From South Florida Sun-Sentinel, 15 Jan 2013, by Ileana Ros-Lehtinen*:
Ileana Ros-Lehtinen
October 31st is known to Americans as Halloween but to an agency at the United Nations, it is also a day it chose to trick the U.S. taxpayers by admitting a non-existent state of "Palestine." That act triggered current U.S. laws that precludes us from funding UNESCO or any other body at the U.N. that recognizes a Palestinian state.
After initially upholding the law, although reluctantly, now the Obama administration is lobbying Congress to undermine these laws by restoring full or partial funding by asking for a waiver to this legal prohibition.
But President Obama is not alone: UNESCO has been trying to coax members of Congress who have sites in their state or district that may be considered for designation as a World Heritage Site with the promise of bestowing upon their local treasures such a designation. The most common argument made to fund UNESCO is that a World Heritage Site designation will add to the allure of a site and bring in additional tourists, and therefore add to the local economies. However, UNESCO itself has said that owing dues will not affect the application of sites for consideration as a World Heritage site.
That's over one-third of a billion dollars total in U.S. taxpayer money to a corrupt U.N. entity that continually seeks to undermine the United States, and works against our interests at every turn.Last November, when I met with the newly appointed U.S. Ambassador to the U.N., Samantha Power, she expressed to me that the administration was going to make it a priority to seek waiver authority in order to restore funding to UNESCO. The administration is seeking to not only restore almost $80 million in taxpayer funds for this fiscal year, but it is also seeking to pay nearly $250 million more in arrears to an agency that has an anti-U.S., anti-Israel agenda, because it opted to remain a part of UNESCO rather than withdrawing membership.
Aside from its anti-Israel biased agenda, UNESCO continues to mock the ideals of the body by allowing gross human rights abusers like Syria, Cuba, China, Venezuela and Saudi Arabia to serve on its executive board and on its committee that examines the exercise of human rights – the Committee on Conventions and Recommendations of the Executive Board.
Just so we are clear: UNESCO opted to revoke the United States' and Israel's voting privileges for not paying dues, but allowed the brutal dictator Assad and the Syrian regime to remain on its human rights committee – even as the death toll in Syria surpasses 130,000.

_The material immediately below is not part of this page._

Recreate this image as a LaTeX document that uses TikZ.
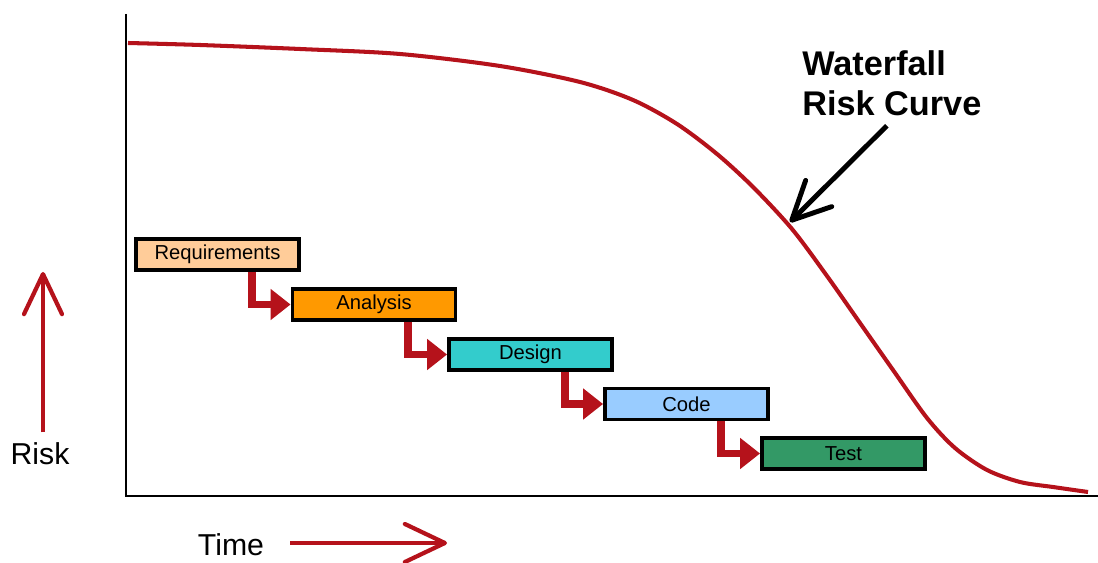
\documentclass[tikz,border=0pt]{standalone}
\usepackage{fontspec}
\setmainfont{Liberation Sans}
\usetikzlibrary{arrows.meta}

\definecolor{riskred}{RGB}{181,18,27}
\definecolor{reqfill}{RGB}{255,204,153}
\definecolor{anafill}{RGB}{255,153,0}
\definecolor{desfill}{RGB}{51,204,204}
\definecolor{codefill}{RGB}{153,204,255}
\definecolor{testfill}{RGB}{51,153,102}

\begin{document}
\begin{tikzpicture}[x=0.02cm, y=-0.02cm,
  phase/.style={draw=black, line width=2.2pt, minimum width=3.26cm,
    minimum height=0.62cm, inner sep=0pt, font=\fontsize{11.5}{13}\selectfont},
  flow/.style={riskred, line width=4.5pt, -{Triangle[length=0.4cm, width=0.6cm]}},
  bigarrow/.style={riskred, line width=2.4pt,
    -{Straight Barb[length=0.8cm, width=0.76cm, round]}},
  pointer/.style={black, line width=2.8pt,
    -{Straight Barb[length=0.76cm, width=0.74cm, round]}},
  axislabel/.style={font=\fontsize{17.2}{20}\selectfont}]

  % --- 枠 (1098 x 563 px) ---
  \useasboundingbox (0,0) rectangle (1098,563);

  % 1. 座標軸
  \draw[black, line width=0.9pt] (126,14) -- (126,496) -- (1098,496);

  % 2. リスク曲線
  \draw[riskred, line width=2.3pt, smooth, tension=0.5] plot coordinates {
    (128,43) (200,45) (300,49) (400,54) (500,66) (580,82) (633,100)
    (677,124) (717,154) (753,187) (792,229) (827,276) (860,323)
    (893,370) (927,418) (955,448) (987,470) (1020,482) (1053,487)
    (1088,492)};

  % 3. 工程ボックス
  \node[phase, fill=reqfill]  (req)  at (217.5,254.5) {Requirements};
  \node[phase, fill=anafill]  (ana)  at (374,304.5)   {Analysis};
  \node[phase, fill=desfill]  (des)  at (530.5,354.5) {Design};
  \node[phase, fill=codefill] (code) at (686.5,404)   {Code};
  \node[phase, fill=testfill] (test) at (843.5,453.5) {Test};

  % 4. 工程間の矢印
  \draw[flow] ([xshift=-0.98cm]req.south east)  |- (ana.west);
  \draw[flow] ([xshift=-0.98cm]ana.south east)  |- (des.west);
  \draw[flow] ([xshift=-0.98cm]des.south east)  |- (code.west);
  \draw[flow] ([xshift=-0.98cm]code.south east) |- (test.west);

  % 5. 軸ラベルと矢印
  \node[axislabel, anchor=base] (risk) at (40,464) {Risk};
  \coordinate (risktop) at (43,272);
  \draw[bigarrow] ([yshift=2pt]risk.north -| risktop) -- (risktop);

  \node[axislabel, anchor=base] (time) at (231,555) {Time};
  \coordinate (timetail) at (290,543);
  \coordinate (timehead) at (447,543);
  \draw[bigarrow] (timetail) -- (timehead);

  % 6. 注釈
  \node[anchor=north west, inner sep=0pt, align=left,
    font=\fontsize{19.5}{22.7}\selectfont\bfseries] (title) at (802,50)
    {Waterfall\\Risk Curve};
  \coordinate (hit) at (790,222);
  \draw[pointer] ([xshift=-0.1cm, yshift=-0.2cm]title.south) -- (hit);

\end{tikzpicture}
\end{document}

Abbas and the Palestinian Authority continue to refuse to recognize Israel as the Jewish State of Israel and is deafeningly silent when it comes time to denounce acts of terror. I am concerned that if we even partially fund UNESCO, we are tacitly agreeing with the UN scheme to undermine the peace process by granting de facto recognition to a Palestinian state without it first coming to an agreement with Israel to resolve the conflict.

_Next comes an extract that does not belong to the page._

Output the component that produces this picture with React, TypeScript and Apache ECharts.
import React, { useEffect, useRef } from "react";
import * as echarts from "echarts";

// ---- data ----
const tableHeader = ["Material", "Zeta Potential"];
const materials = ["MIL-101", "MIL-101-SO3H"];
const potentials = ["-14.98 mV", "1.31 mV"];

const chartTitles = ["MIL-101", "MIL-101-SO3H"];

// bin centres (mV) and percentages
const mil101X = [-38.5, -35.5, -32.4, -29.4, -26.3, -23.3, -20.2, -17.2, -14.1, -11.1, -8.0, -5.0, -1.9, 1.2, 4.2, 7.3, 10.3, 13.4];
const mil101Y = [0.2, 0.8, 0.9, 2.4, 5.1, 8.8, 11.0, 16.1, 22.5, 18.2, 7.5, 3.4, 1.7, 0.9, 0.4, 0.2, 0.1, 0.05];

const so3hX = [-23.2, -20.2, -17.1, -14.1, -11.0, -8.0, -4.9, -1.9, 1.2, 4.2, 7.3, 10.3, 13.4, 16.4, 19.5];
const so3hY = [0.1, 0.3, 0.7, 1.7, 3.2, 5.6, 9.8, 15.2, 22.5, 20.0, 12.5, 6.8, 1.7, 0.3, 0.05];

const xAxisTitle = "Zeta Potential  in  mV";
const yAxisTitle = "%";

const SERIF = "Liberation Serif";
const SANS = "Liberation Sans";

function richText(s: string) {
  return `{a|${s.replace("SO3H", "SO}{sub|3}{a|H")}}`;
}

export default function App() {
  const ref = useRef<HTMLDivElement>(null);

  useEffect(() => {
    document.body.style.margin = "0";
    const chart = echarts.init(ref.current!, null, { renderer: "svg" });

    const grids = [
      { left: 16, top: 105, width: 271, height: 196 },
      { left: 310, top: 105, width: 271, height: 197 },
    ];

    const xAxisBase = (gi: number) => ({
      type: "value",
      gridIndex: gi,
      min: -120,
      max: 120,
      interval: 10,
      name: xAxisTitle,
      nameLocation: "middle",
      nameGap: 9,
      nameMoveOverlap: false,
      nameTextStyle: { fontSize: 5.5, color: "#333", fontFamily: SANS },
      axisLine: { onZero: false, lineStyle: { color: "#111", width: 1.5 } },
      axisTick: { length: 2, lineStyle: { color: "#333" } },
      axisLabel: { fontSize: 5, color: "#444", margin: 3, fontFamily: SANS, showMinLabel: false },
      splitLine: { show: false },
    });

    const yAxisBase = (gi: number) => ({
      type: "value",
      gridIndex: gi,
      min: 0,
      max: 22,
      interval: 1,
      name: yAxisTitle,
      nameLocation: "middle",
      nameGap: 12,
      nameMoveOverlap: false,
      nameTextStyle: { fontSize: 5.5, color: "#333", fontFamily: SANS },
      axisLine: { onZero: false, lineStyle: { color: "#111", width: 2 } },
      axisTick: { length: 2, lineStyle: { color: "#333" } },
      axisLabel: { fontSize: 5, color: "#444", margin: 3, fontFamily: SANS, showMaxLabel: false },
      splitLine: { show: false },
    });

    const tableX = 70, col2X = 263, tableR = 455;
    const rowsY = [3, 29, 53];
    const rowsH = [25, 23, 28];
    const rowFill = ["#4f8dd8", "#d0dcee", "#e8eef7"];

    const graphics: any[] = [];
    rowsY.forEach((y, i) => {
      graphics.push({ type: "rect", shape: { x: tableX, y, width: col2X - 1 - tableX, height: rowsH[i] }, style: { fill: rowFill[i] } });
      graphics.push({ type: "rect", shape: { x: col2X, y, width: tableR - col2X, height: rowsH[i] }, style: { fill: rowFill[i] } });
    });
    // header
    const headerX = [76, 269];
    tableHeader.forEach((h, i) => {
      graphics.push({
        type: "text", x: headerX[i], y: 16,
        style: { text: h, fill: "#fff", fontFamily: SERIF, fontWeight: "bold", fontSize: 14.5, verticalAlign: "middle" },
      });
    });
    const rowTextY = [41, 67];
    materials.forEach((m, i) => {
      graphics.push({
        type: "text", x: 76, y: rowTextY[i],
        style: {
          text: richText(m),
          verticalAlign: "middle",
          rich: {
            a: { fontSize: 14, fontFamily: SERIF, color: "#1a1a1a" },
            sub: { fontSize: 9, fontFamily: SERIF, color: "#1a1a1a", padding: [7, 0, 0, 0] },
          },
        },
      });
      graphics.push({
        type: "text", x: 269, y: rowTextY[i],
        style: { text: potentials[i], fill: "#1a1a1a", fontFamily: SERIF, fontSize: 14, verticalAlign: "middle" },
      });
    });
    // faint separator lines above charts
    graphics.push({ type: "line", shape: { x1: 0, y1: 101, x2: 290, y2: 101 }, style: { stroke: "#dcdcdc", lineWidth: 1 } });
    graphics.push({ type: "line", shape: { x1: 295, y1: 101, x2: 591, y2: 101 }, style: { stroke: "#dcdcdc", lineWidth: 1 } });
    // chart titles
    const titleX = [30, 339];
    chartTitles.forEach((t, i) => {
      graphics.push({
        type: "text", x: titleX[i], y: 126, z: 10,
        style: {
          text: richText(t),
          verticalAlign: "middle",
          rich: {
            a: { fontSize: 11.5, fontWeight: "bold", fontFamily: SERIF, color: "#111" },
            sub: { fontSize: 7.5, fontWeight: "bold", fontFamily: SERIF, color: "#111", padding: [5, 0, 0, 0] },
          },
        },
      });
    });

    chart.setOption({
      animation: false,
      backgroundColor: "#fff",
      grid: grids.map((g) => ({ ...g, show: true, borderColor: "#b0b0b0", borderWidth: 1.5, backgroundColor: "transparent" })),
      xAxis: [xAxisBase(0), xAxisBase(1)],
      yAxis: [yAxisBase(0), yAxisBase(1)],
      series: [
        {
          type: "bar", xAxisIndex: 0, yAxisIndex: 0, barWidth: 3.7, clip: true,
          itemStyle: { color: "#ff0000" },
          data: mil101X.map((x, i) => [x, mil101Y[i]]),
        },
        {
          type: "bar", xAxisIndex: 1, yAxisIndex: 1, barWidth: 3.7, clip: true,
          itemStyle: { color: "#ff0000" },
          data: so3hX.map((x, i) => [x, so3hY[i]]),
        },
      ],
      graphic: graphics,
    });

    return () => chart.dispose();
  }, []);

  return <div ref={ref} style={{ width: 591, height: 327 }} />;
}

A vote to circumvent the existing laws that prohibit U.S. funding to UNESCO not only would set us on a slippery slope and embolden an already intransigent Abu Mazen and Palestinian Authority, but it would also be the impetus for other entities at the U.N. to recognize Palestine and undermine the entire peace process.
UNESCO and other U.N. organizations are free to carry out their own agendas as they see fit, but the U.S. does not need to be complicit in that. If these entities wish to make dangerous choices – choices they knew carried consequences – then the U.S. taxpayers should not subsidize them.
The U.N. is in a tragic state of disrepair. The only way we can deter other U.N. entities from following in UNESCO's footsteps and bring about any reform is to leverage our funding (some $7 billion a year in taxpayer money!) and change our mechanisms for funding the U.N.
The administration should not only abandon its quest for a waiver or partial funding, but it should do the sensible thing for the taxpayers and immediately withdraw from UNESCO so it does not irresponsibly accrue hundreds of millions of dollars of arrears payments.
*Ileana Ros-Lehtinen is a Republican who represents Florida's 27th congressional district. She is chairman emeritus of the House Foreign Affairs Committee and current chairman of its Middle East and North Africa subcommittee.